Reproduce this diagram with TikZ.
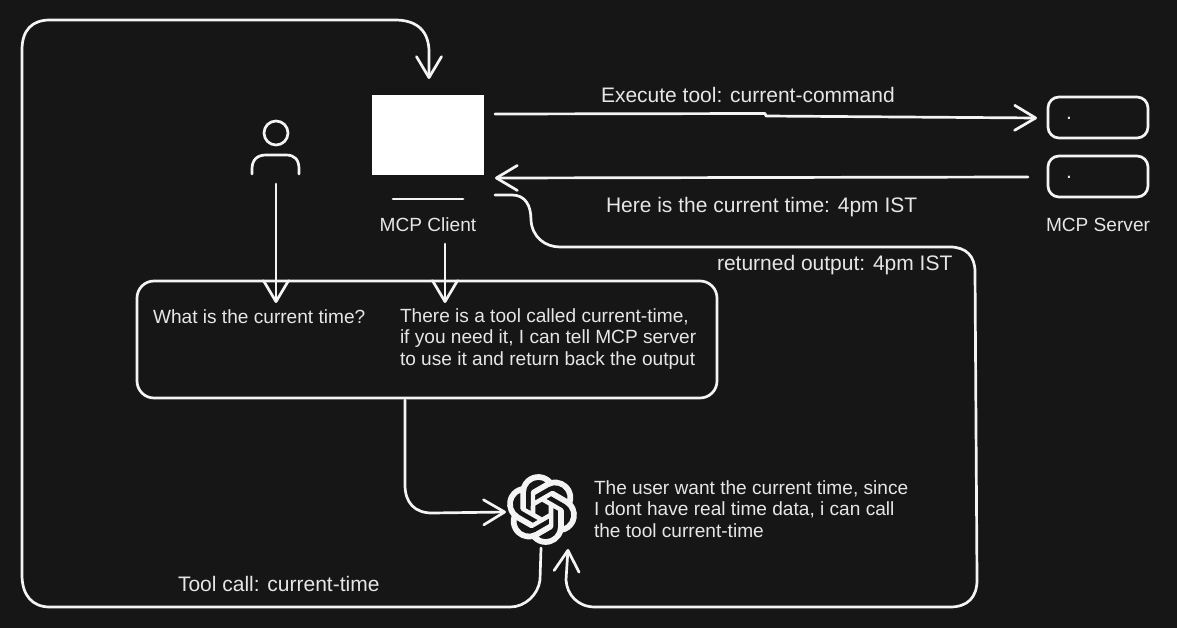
\documentclass[tikz,border=0pt]{standalone}
\usepackage{fontspec}
\setmainfont{Liberation Sans}
\usetikzlibrary{arrows.meta,svg.path}
\definecolor{bg}{HTML}{161616}
\definecolor{ink}{HTML}{F4F4F4}
\definecolor{txt}{HTML}{E6E6E6}
\tikzset{l/.style={font=\fontsize{19.1}{22}\selectfont,text=txt,inner sep=0pt,outer sep=0pt}}
\tikzset{m/.style={font=\fontsize{21}{24}\selectfont,text=txt,inner sep=0pt,outer sep=0pt}}
\tikzset{t/.style={l,anchor=west}}
\tikzset{tb/.style={m,anchor=west}}
\tikzset{c/.style={draw=ink,line width=2.7pt,line cap=round,line join=round}}
\tikzset{a/.style={c,-{Straight Barb[length=21pt,width=25pt,line width=2.7pt,round]}}}
\tikzset{srv/.style={c,rounded corners=11pt,minimum width=100pt,minimum height=41pt,inner sep=0pt}}
\begin{document}
\begin{tikzpicture}[x=1pt,y=-1pt]
  \fill[bg] (0,0) rectangle (1177,628);
  \useasboundingbox (0,0) rectangle (1177,628);
  \node[fill=white,minimum width=112pt,minimum height=80pt,inner sep=0pt,outer sep=0pt] (C) at (428,135) {};
  \node[l] (Cl) at (428,225) {MCP Client};
  \node[srv] (S1) at (1098,117.5) {};
  \node[srv] (S2) at (1098,176.5) {};
  \node[l] (Sl) at (1098,225) {MCP Server};
  \node[m,anchor=base] (D1) at (1069,119.5) {.};
  \node[m,anchor=base] (D2) at (1069,178.5) {.};
  \node[minimum width=48pt,minimum height=68pt,inner sep=0pt,outer sep=0pt] (U) at (276,150) {};
  \draw[c] (276,133) circle (12);
  \draw[c] (252,174) -- (252,169) .. controls (252,160) and (257,155) .. (266,155) -- (286,155) .. controls (295,155) and (299,160) .. (299,169) -- (299,174);
  \node[c,rounded corners=17pt,minimum width=580pt,minimum height=117pt,inner sep=0pt] (B) at (427,339.5) {};
  \node[minimum size=70pt,inner sep=0pt,outer sep=0pt] (O) at (542,509.5) {};
  \begin{scope}[shift={(O.center)},yscale=-2.9,xscale=2.9,shift={(-12pt,-12pt)}]
    \filldraw[ink,line width=1.1pt,line join=round,even odd rule] svg {M22.2819 9.8211a5.9847 5.9847 0 0 0-.5157-4.9108 6.0462 6.0462 0 0 0-6.5098-2.9A6.0651 6.0651 0 0 0 4.9807 4.1818a5.9847 5.9847 0 0 0-3.9977 2.9 6.0462 6.0462 0 0 0 .7427 7.0966 5.98 5.98 0 0 0 .511 4.9107 6.051 6.051 0 0 0 6.5146 2.9001A5.9847 5.9847 0 0 0 13.2599 24a6.0557 6.0557 0 0 0 5.7718-4.2058 5.9894 5.9894 0 0 0 3.9977-2.9001 6.0557 6.0557 0 0 0-.7475-7.0729zm-9.022 12.6081a4.4755 4.4755 0 0 1-2.8764-1.0408l.1419-.0804 4.7783-2.7582a.7948.7948 0 0 0 .3927-.6813v-6.7369l2.02 1.1686a.071.071 0 0 1 .038.052v5.5826a4.504 4.504 0 0 1-4.4945 4.4944zm-9.6607-4.1254a4.4708 4.4708 0 0 1-.5346-3.0137l.142.0852 4.783 2.7582a.7712.7712 0 0 0 .7806 0l5.8428-3.3685v2.3324a.0804.0804 0 0 1-.0332.0615L9.74 19.9502a4.4992 4.4992 0 0 1-6.1408-1.6464zM2.3408 7.8956a4.485 4.485 0 0 1 2.3655-1.9728V11.6a.7664.7664 0 0 0 .3879.6765l5.8144 3.3543-2.0201 1.1685a.0757.0757 0 0 1-.071 0l-4.8303-2.7865A4.504 4.504 0 0 1 2.3408 7.872zm16.5963 3.8558L13.1038 8.364 15.1192 7.2a.0757.0757 0 0 1 .071 0l4.8303 2.7913a4.4944 4.4944 0 0 1-.6765 8.1042v-5.6772a.79.79 0 0 0-.407-.667zm2.0107-3.0231l-.142-.0852-4.7735-2.7818a.7759.7759 0 0 0-.7854 0L9.409 9.2297V6.8974a.0662.0662 0 0 1 .0284-.0615l4.8303-2.7866a4.4992 4.4992 0 0 1 6.6802 4.66zM8.3065 12.863l-2.02-1.1638a.0804.0804 0 0 1-.038-.0567V6.0742a4.4992 4.4992 0 0 1 7.3757-3.4537l-.142.0805L8.704 5.459a.7948.7948 0 0 0-.3927.6813z};
    \fill[bg] svg {M9.7 10.7L12 9.35L14.3 10.7L14.3 13.3L12 14.65L9.7 13.3Z};
  \end{scope}
  \coordinate (C1) at (495,114);
  \coordinate (S1w) at (1037,118);
  \coordinate (S2w) at (1028,177);
  \coordinate (C2) at (495,178);
  \coordinate (C3) at (495,195);
  \coordinate (Ub) at (276,303);
  \coordinate (Cb) at (445,303);
  \coordinate (Clb) at (445,244);
  \coordinate (Ob) at (541,548);
  \coordinate (Oc) at (568,549);
  \coordinate (Ow) at (506,512);
  \coordinate (Ct) at (429,79);
  \coordinate (Bb) at (405,400);
  \draw[a] (C1) -- (765,113.5) -- (766,116) -- (S1w);
  \draw[a] (S2w) -- (C2);
  \draw[a] (Clb) -- (Cb);
  \draw[a] (U.south) -- (Ub);
  \draw[a] (Bb) -- (405,485) .. controls (405,503) and (415,513) .. (432,513) -- (Ow);
  \draw[a] (Ob) -- (540,580) .. controls (538,595) and (525,607) .. (510,607) -- (50,607) .. controls (32,607) and (22,595) .. (22,575) -- (22,50) .. controls (22,30) and (32,20) .. (50,20) -- (395,20) .. controls (418,20) and (429,32) .. (429,52) -- (Ct);
  \draw[a] (C3) -- (512,195) .. controls (525,195) and (531,205) .. (531,220) .. controls (532,237) and (545,247) .. (560,247) -- (950,247) .. controls (966,247) and (975,256) .. (975,272) -- (977,580) .. controls (977,597) and (968,607) .. (950,607) -- (595,607) .. controls (578,607) and (567,595) .. (566,580) -- (Oc);
  \node[tb] (Ex) at (601,95) {Execute tool: current-command};
  \node[tb] (He) at (606,207) {Here is the current time: 4pm IST};
  \node[tb] (Re) at (717,265) {returned output: 4pm IST};
  \node[t] (Wh) at (153,317) {What is the current time?};
  \node[t] (Th1) at (400,317) {There is a tool called current-time,};
  \node[t] (Th2) at (400,339) {if you need it, I can tell MCP server};
  \node[t] (Th3) at (400,361) {to use it and return back the output};
  \node[t] (Us1) at (594,489) {The user want the current time, since};
  \node[t] (Us2) at (594,510) {I dont have real time data, i can call};
  \node[t] (Us3) at (594,531) {the tool current-time};
  \node[tb] (To) at (178,584) {Tool call: current-time};
  \draw[c] (393,199) -- (463,199);
\end{tikzpicture}
\end{document}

------------------------

Problem statement:
Omit the pictures, then output the rest of the listing exactly.

Answer for this exercise:
Reproduce this diagram with TikZ.
\documentclass[tikz,border=0pt]{standalone}
\usepackage{fontspec}
\setmainfont{Liberation Sans}
\usetikzlibrary{arrows.meta,svg.path}
\definecolor{bg}{HTML}{161616}
\definecolor{ink}{HTML}{F4F4F4}
\definecolor{txt}{HTML}{E6E6E6}
\tikzset{l/.style={font=\fontsize{19.1}{22}\selectfont,text=txt,inner sep=0pt,outer sep=0pt}}
\tikzset{m/.style={font=\fontsize{21}{24}\selectfont,text=txt,inner sep=0pt,outer sep=0pt}}
\tikzset{t/.style={l,anchor=west}}
\tikzset{tb/.style={m,anchor=west}}
\tikzset{c/.style={draw=ink,line width=2.7pt,line cap=round,line join=round}}
\tikzset{a/.style={c,-{Straight Barb[length=21pt,width=25pt,line width=2.7pt,round]}}}
\tikzset{srv/.style={c,rounded corners=11pt,minimum width=100pt,minimum height=41pt,inner sep=0pt}}
\begin{document}
\begin{tikzpicture}[x=1pt,y=-1pt]
  \fill[bg] (0,0) rectangle (1177,628);
  \useasboundingbox (0,0) rectangle (1177,628);
  \node[fill=white,minimum width=112pt,minimum height=80pt,inner sep=0pt,outer sep=0pt] (C) at (428,135) {};
  \node[l] (Cl) at (428,225) {MCP Client};
  \node[srv] (S1) at (1098,117.5) {};
  \node[srv] (S2) at (1098,176.5) {};
  \node[l] (Sl) at (1098,225) {MCP Server};
  \node[m,anchor=base] (D1) at (1069,119.5) {.};
  \node[m,anchor=base] (D2) at (1069,178.5) {.};
  \node[minimum width=48pt,minimum height=68pt,inner sep=0pt,outer sep=0pt] (U) at (276,150) {};
  \draw[c] (276,133) circle (12);
  \draw[c] (252,174) -- (252,169) .. controls (252,160) and (257,155) .. (266,155) -- (286,155) .. controls (295,155) and (299,160) .. (299,169) -- (299,174);
  \node[c,rounded corners=17pt,minimum width=580pt,minimum height=117pt,inner sep=0pt] (B) at (427,339.5) {};
  \node[minimum size=70pt,inner sep=0pt,outer sep=0pt] (O) at (542,509.5) {};
  \begin{scope}[shift={(O.center)},yscale=-2.9,xscale=2.9,shift={(-12pt,-12pt)}]
    \filldraw[ink,line width=1.1pt,line join=round,even odd rule] svg {M22.2819 9.8211a5.9847 5.9847 0 0 0-.5157-4.9108 6.0462 6.0462 0 0 0-6.5098-2.9A6.0651 6.0651 0 0 0 4.9807 4.1818a5.9847 5.9847 0 0 0-3.9977 2.9 6.0462 6.0462 0 0 0 .7427 7.0966 5.98 5.98 0 0 0 .511 4.9107 6.051 6.051 0 0 0 6.5146 2.9001A5.9847 5.9847 0 0 0 13.2599 24a6.0557 6.0557 0 0 0 5.7718-4.2058 5.9894 5.9894 0 0 0 3.9977-2.9001 6.0557 6.0557 0 0 0-.7475-7.0729zm-9.022 12.6081a4.4755 4.4755 0 0 1-2.8764-1.0408l.1419-.0804 4.7783-2.7582a.7948.7948 0 0 0 .3927-.6813v-6.7369l2.02 1.1686a.071.071 0 0 1 .038.052v5.5826a4.504 4.504 0 0 1-4.4945 4.4944zm-9.6607-4.1254a4.4708 4.4708 0 0 1-.5346-3.0137l.142.0852 4.783 2.7582a.7712.7712 0 0 0 .7806 0l5.8428-3.3685v2.3324a.0804.0804 0 0 1-.0332.0615L9.74 19.9502a4.4992 4.4992 0 0 1-6.1408-1.6464zM2.3408 7.8956a4.485 4.485 0 0 1 2.3655-1.9728V11.6a.7664.7664 0 0 0 .3879.6765l5.8144 3.3543-2.0201 1.1685a.0757.0757 0 0 1-.071 0l-4.8303-2.7865A4.504 4.504 0 0 1 2.3408 7.872zm16.5963 3.8558L13.1038 8.364 15.1192 7.2a.0757.0757 0 0 1 .071 0l4.8303 2.7913a4.4944 4.4944 0 0 1-.6765 8.1042v-5.6772a.79.79 0 0 0-.407-.667zm2.0107-3.0231l-.142-.0852-4.7735-2.7818a.7759.7759 0 0 0-.7854 0L9.409 9.2297V6.8974a.0662.0662 0 0 1 .0284-.0615l4.8303-2.7866a4.4992 4.4992 0 0 1 6.6802 4.66zM8.3065 12.863l-2.02-1.1638a.0804.0804 0 0 1-.038-.0567V6.0742a4.4992 4.4992 0 0 1 7.3757-3.4537l-.142.0805L8.704 5.459a.7948.7948 0 0 0-.3927.6813z};
    \fill[bg] svg {M9.7 10.7L12 9.35L14.3 10.7L14.3 13.3L12 14.65L9.7 13.3Z};
  \end{scope}
  \coordinate (C1) at (495,114);
  \coordinate (S1w) at (1037,118);
  \coordinate (S2w) at (1028,177);
  \coordinate (C2) at (495,178);
  \coordinate (C3) at (495,195);
  \coordinate (Ub) at (276,303);
  \coordinate (Cb) at (445,303);
  \coordinate (Clb) at (445,244);
  \coordinate (Ob) at (541,548);
  \coordinate (Oc) at (568,549);
  \coordinate (Ow) at (506,512);
  \coordinate (Ct) at (429,79);
  \coordinate (Bb) at (405,400);
  \draw[a] (C1) -- (765,113.5) -- (766,116) -- (S1w);
  \draw[a] (S2w) -- (C2);
  \draw[a] (Clb) -- (Cb);
  \draw[a] (U.south) -- (Ub);
  \draw[a] (Bb) -- (405,485) .. controls (405,503) and (415,513) .. (432,513) -- (Ow);
  \draw[a] (Ob) -- (540,580) .. controls (538,595) and (525,607) .. (510,607) -- (50,607) .. controls (32,607) and (22,595) .. (22,575) -- (22,50) .. controls (22,30) and (32,20) .. (50,20) -- (395,20) .. controls (418,20) and (429,32) .. (429,52) -- (Ct);
  \draw[a] (C3) -- (512,195) .. controls (525,195) and (531,205) .. (531,220) .. controls (532,237) and (545,247) .. (560,247) -- (950,247) .. controls (966,247) and (975,256) .. (975,272) -- (977,580) .. controls (977,597) and (968,607) .. (950,607) -- (595,607) .. controls (578,607) and (567,595) .. (566,580) -- (Oc);
  \node[tb] (Ex) at (601,95) {Execute tool: current-command};
  \node[tb] (He) at (606,207) {Here is the current time: 4pm IST};
  \node[tb] (Re) at (717,265) {returned output: 4pm IST};
  \node[t] (Wh) at (153,317) {What is the current time?};
  \node[t] (Th1) at (400,317) {There is a tool called current-time,};
  \node[t] (Th2) at (400,339) {if you need it, I can tell MCP server};
  \node[t] (Th3) at (400,361) {to use it and return back the output};
  \node[t] (Us1) at (594,489) {The user want the current time, since};
  \node[t] (Us2) at (594,510) {I dont have real time data, i can call};
  \node[t] (Us3) at (594,531) {the tool current-time};
  \node[tb] (To) at (178,584) {Tool call: current-time};
  \draw[c] (393,199) -- (463,199);
\end{tikzpicture}
\end{document}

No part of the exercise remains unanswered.